Arizona Supt. Tom Horne unveils plan to address school resource officer shortage
Oct 20, 2023, 4:35 AM | Updated: 6:32 am
(Facebook Photo/Goodyear Police Department)
PHOENIX — Arizona Superintendent of Public Instruction Tom Horne laid out a plan this week to address staffing shortages that have made filling school resource officer positions difficult.
Horne has made increasing law enforcement presence a priority. Earlier this year, the School Safety Program provided millions of dollars in grants for schools to hire school resource officers, as well as counselors and social workers.
However, Horne said police staffing has presented a problem.
“There was no district or school that requested an SRO that didn’t get the funding for it,” he explained. “But then when they went to hire someone, they found out that the police departments couldn’t spare enough people to fill those positions.”
How is Arizona addressing school resource officer shortage?
To address the shortage, the Department of Education entered into an agreement with private company.

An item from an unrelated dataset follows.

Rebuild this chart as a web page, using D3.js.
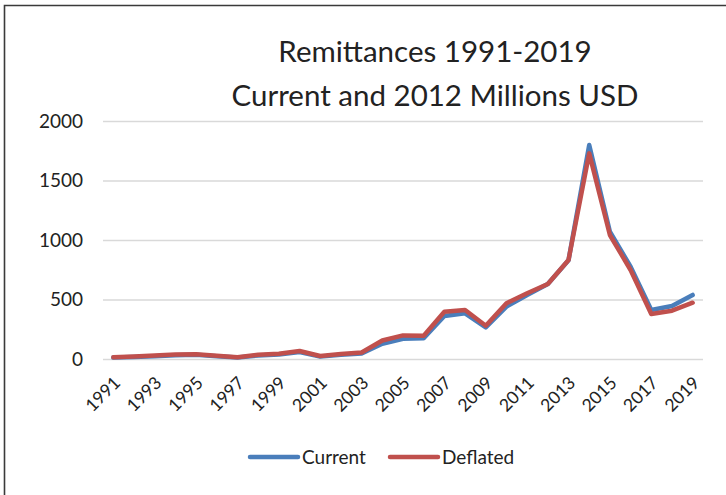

“We’ve contracted with Off Duty Management to have police officers available when they’re not on duty,” Horne said. “If a police officer isn’t working one of the weekdays because he works on the weekend, he could be available to the school that day of the week.”
The agreement will create a rotation of officers to help cover a school instead of a single school resource officer. These officers can be sourced from throughout the Valley, giving more flexibility and a larger pool to draw from.
Since it won’t be a full-time role, these officers will be considered school “safety” officers. They’ll still work with school personnel on safety plans and assessments and will receive eight hours of additional school-specific training.
Which Valley police department isn’t participating?
However, Horne said one police department hasn’t opted in to the program.
“Phoenix [Police] has not agreed to have their police officers participate,” he said. “You may have a situation where a school in Phoenix has officers, for example, from Peoria or some other city.”
Phoenix Police clarified in a statement that of the 122 schools in the city that requested an officer, they are already covering 116 – either with full-time school resource officers or part-time school safety officers. The department is also in ongoing talks with Off Duty Management.
Horne stressed while this arrangement won’t compromise coverage, it does weaken one of his big selling points for resource officers: the relationships they can build with students.
“The school might have five different officers, one for each different day,” he said. “It’s better if one officer establishes the relationships all the time, and we’re hoping that this shortage of police officers will be solved. In the meantime, we can provide those that will be there one day a week covering all five days and keep the kids safe.”